*** GIVEN INFORMATION

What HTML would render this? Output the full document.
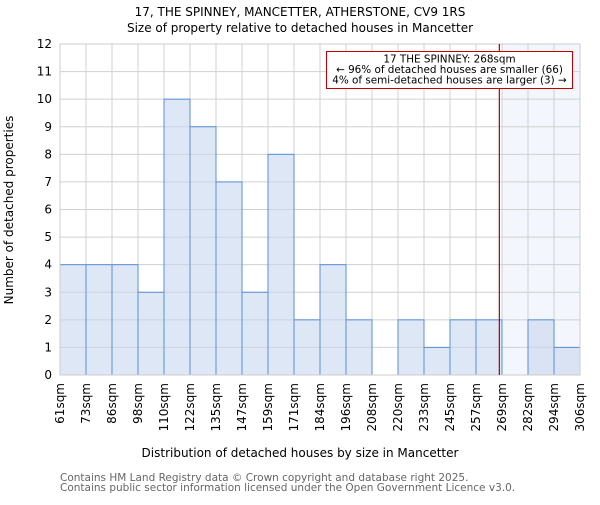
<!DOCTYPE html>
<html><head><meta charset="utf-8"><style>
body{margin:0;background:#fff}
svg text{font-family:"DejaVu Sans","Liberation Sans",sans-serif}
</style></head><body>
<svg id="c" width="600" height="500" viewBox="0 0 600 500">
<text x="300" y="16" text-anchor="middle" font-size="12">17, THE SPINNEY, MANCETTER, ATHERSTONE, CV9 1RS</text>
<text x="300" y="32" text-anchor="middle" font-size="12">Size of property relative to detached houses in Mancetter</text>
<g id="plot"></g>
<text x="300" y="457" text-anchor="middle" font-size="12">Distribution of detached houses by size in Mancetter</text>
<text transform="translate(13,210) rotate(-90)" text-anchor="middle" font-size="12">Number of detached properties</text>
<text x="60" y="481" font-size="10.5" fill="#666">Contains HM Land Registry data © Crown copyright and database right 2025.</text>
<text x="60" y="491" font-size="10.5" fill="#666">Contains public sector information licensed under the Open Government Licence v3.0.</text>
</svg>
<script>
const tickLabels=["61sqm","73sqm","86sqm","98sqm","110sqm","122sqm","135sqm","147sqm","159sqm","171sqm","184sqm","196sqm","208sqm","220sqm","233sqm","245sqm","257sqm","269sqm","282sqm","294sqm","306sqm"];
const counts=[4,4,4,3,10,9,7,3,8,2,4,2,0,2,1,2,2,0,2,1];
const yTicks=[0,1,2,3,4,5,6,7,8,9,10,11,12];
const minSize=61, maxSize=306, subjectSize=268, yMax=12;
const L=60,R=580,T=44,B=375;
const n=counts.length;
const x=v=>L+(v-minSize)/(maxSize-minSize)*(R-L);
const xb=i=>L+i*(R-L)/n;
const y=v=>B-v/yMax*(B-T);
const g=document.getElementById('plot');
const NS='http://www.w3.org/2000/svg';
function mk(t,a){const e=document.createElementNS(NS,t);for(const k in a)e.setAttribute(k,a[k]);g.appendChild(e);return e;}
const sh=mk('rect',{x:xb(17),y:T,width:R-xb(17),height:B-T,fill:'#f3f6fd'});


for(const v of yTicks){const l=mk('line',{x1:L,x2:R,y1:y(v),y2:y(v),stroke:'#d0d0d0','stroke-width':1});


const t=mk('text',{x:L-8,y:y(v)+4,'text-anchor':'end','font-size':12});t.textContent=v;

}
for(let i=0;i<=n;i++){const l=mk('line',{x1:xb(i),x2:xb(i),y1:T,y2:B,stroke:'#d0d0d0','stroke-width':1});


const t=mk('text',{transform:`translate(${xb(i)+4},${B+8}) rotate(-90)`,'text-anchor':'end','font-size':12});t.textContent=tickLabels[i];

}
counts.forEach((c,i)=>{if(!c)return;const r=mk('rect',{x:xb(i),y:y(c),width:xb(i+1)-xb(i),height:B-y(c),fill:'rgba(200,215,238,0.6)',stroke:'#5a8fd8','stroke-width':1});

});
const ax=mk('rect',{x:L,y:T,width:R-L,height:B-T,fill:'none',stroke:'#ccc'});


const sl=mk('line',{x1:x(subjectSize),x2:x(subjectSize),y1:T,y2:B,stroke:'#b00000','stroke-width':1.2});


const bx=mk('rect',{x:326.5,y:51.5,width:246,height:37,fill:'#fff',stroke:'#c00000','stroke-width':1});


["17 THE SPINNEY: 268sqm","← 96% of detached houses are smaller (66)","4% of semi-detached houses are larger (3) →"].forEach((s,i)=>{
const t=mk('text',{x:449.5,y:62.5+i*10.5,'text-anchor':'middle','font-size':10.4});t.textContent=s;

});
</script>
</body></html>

******

§ **THE EXERCISE**
Without the images, write out each line of the data verbatim.

§ **SOLUTION FOR THIS EXERCISE**
What HTML would render this? Output the full document.
<!DOCTYPE html>
<html><head><meta charset="utf-8"><style>
body{margin:0;background:#fff}
svg text{font-family:"DejaVu Sans","Liberation Sans",sans-serif}
</style></head><body>
<svg id="c" width="600" height="500" viewBox="0 0 600 500">
<text x="300" y="16" text-anchor="middle" font-size="12">17, THE SPINNEY, MANCETTER, ATHERSTONE, CV9 1RS</text>
<text x="300" y="32" text-anchor="middle" font-size="12">Size of property relative to detached houses in Mancetter</text>
<g id="plot"></g>
<text x="300" y="457" text-anchor="middle" font-size="12">Distribution of detached houses by size in Mancetter</text>
<text transform="translate(13,210) rotate(-90)" text-anchor="middle" font-size="12">Number of detached properties</text>
<text x="60" y="481" font-size="10.5" fill="#666">Contains HM Land Registry data © Crown copyright and database right 2025.</text>
<text x="60" y="491" font-size="10.5" fill="#666">Contains public sector information licensed under the Open Government Licence v3.0.</text>
</svg>
<script>
const tickLabels=["61sqm","73sqm","86sqm","98sqm","110sqm","122sqm","135sqm","147sqm","159sqm","171sqm","184sqm","196sqm","208sqm","220sqm","233sqm","245sqm","257sqm","269sqm","282sqm","294sqm","306sqm"];
const counts=[4,4,4,3,10,9,7,3,8,2,4,2,0,2,1,2,2,0,2,1];
const yTicks=[0,1,2,3,4,5,6,7,8,9,10,11,12];
const minSize=61, maxSize=306, subjectSize=268, yMax=12;
const L=60,R=580,T=44,B=375;
const n=counts.length;
const x=v=>L+(v-minSize)/(maxSize-minSize)*(R-L);
const xb=i=>L+i*(R-L)/n;
const y=v=>B-v/yMax*(B-T);
const g=document.getElementById('plot');
const NS='http://www.w3.org/2000/svg';
function mk(t,a){const e=document.createElementNS(NS,t);for(const k in a)e.setAttribute(k,a[k]);g.appendChild(e);return e;}
const sh=mk('rect',{x:xb(17),y:T,width:R-xb(17),height:B-T,fill:'#f3f6fd'});


for(const v of yTicks){const l=mk('line',{x1:L,x2:R,y1:y(v),y2:y(v),stroke:'#d0d0d0','stroke-width':1});


const t=mk('text',{x:L-8,y:y(v)+4,'text-anchor':'end','font-size':12});t.textContent=v;

}
for(let i=0;i<=n;i++){const l=mk('line',{x1:xb(i),x2:xb(i),y1:T,y2:B,stroke:'#d0d0d0','stroke-width':1});


const t=mk('text',{transform:`translate(${xb(i)+4},${B+8}) rotate(-90)`,'text-anchor':'end','font-size':12});t.textContent=tickLabels[i];

}
counts.forEach((c,i)=>{if(!c)return;const r=mk('rect',{x:xb(i),y:y(c),width:xb(i+1)-xb(i),height:B-y(c),fill:'rgba(200,215,238,0.6)',stroke:'#5a8fd8','stroke-width':1});

});
const ax=mk('rect',{x:L,y:T,width:R-L,height:B-T,fill:'none',stroke:'#ccc'});


const sl=mk('line',{x1:x(subjectSize),x2:x(subjectSize),y1:T,y2:B,stroke:'#b00000','stroke-width':1.2});


const bx=mk('rect',{x:326.5,y:51.5,width:246,height:37,fill:'#fff',stroke:'#c00000','stroke-width':1});


["17 THE SPINNEY: 268sqm","← 96% of detached houses are smaller (66)","4% of semi-detached houses are larger (3) →"].forEach((s,i)=>{
const t=mk('text',{x:449.5,y:62.5+i*10.5,'text-anchor':'middle','font-size':10.4});t.textContent=s;

});
</script>
</body></html>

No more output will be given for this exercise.